The charge (Q)on the capacitor is equal to the product of the capacitance (C)times the potential difference (V)across the capacitor. This can be mathematically represented as $Q=CV$. As the above capacitor gets fully charged when connected to the battery of potential difference E, charge on the capacitor,
$\begin{align}
  & Q={{C}^{'}}V \\
 & \Rightarrow Q=\dfrac{A{{\in }_{\circ }}}{d}E \\
\end{align}$
The force of attraction between the two plates is equal to the product of electric field (E)times the charge on either plate(Q).
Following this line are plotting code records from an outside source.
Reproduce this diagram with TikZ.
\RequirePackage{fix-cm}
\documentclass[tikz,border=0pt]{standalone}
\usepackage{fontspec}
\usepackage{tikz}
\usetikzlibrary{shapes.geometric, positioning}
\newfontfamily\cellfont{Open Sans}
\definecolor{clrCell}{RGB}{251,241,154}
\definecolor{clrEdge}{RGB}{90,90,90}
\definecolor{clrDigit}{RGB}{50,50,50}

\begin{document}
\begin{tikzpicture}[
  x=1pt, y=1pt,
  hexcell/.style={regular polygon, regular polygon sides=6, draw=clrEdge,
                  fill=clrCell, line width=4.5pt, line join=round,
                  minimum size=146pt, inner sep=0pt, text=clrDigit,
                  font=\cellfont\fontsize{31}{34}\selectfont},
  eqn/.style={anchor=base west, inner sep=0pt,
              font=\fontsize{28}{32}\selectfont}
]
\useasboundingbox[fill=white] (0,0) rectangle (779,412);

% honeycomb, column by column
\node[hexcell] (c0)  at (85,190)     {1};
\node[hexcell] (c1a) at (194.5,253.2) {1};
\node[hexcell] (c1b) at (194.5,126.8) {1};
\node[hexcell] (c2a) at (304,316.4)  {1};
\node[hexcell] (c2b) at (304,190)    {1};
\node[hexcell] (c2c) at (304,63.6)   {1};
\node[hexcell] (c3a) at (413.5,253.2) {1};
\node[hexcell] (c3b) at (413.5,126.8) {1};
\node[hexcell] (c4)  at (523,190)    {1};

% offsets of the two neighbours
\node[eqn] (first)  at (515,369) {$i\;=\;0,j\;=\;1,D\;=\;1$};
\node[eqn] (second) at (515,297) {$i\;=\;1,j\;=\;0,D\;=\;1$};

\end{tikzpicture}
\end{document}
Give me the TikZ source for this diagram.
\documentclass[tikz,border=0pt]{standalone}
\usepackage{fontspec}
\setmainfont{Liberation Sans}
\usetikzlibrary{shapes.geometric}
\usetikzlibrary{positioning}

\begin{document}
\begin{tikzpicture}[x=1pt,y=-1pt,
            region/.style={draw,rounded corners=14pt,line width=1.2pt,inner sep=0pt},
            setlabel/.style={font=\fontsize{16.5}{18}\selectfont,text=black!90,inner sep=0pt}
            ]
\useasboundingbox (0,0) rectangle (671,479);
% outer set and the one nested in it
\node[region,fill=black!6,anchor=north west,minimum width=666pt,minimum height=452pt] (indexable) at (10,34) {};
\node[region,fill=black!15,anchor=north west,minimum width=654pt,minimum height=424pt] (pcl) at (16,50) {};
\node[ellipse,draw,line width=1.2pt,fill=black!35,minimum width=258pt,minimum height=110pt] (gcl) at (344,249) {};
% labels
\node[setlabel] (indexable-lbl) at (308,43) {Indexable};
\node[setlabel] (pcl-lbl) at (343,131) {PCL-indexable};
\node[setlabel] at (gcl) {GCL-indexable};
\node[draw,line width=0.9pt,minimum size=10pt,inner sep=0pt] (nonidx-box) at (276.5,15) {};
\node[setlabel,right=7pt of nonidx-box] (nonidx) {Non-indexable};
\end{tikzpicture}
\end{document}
This can mathematically be represented as $F(attraction)=EQ$. The electric field (E) between the two positive and negative charged plates is equal to,
$\begin{align}
  & E=\dfrac{\sigma }{2{{\in }_{\circ }}}\text{, }\sigma \text{=}\dfrac{Q}{A} \\
 & \Rightarrow E=\dfrac{Q}{2{{\in }_{\circ }}A} \\
\end{align}$
Substituting the value of electric field and the charge on the plates in the above expression of force we get,
$\begin{align}
  & F(attraction)=EQ \\
 & \Rightarrow F(attraction)=\dfrac{{{Q}^{2}}}{2{{\in }_{\circ }}A}\text{, }\because \text{Q=}\dfrac{A{{\in }_{\circ }}}{d}E \\
 & \Rightarrow F(attraction)=\dfrac{{{\left( \dfrac{A{{\in }_{\circ }}}{d}E \right)}^{2}}}{2{{\in }_{\circ }}A} \\
 & \Rightarrow F(attraction)=\dfrac{{{A}^{2}}{{\in }_{\circ }}^{2}{{E}^{2}}}{{{d}^{2}}2{{\in }_{\circ }}A} \\
 & \Rightarrow F(attraction)=\dfrac{A{{\in }_{\circ }}{{E}^{2}}}{2{{d}^{2}}} \\
\end{align}$
It is given in the question that the capacitor plate is connected to the spring. It is given that the distance between the plates gets reduced to 0.8d. As the initial distance was d, when the spring was not stretched, the extension in the spring is $x=d-0.8d=0.2d$. The restoring force on the spring is given by $F(restoring)=-kx$ where k is the spring constant and x is the extension in the spring. At equilibrium the force of attraction of the plates will be equal to restoring force of the spring. Therefore after equating them we get,
$\begin{align}
  & F(attraction)=F(restoring) \\
 & \dfrac{A{{\in }_{\circ }}{{E}^{2}}}{2{{d}^{2}}}=-kx\text{, since }x=0.2d \\
 & \Rightarrow \dfrac{A{{\in }_{\circ }}{{E}^{2}}}{2{{d}^{2}}}=-k0.2d \\
 & \Rightarrow k=\dfrac{A{{\in }_{\circ }}{{E}^{2}}}{0.4{{d}^{3}}}=\dfrac{5{{\in }_{\circ }}A{{E}^{2}}}{2{{d}^{3}}} \\
\end{align}$

Hence the correct answer of the above question is option a.

Note:
It is to be noted that one of the plates of the capacitor is taken to be fixed. Hence we could say that one plate i.e. attached to the spring moved by a distance of 0.2d. As a result we could conclude that the extension in spring was also 0.2d.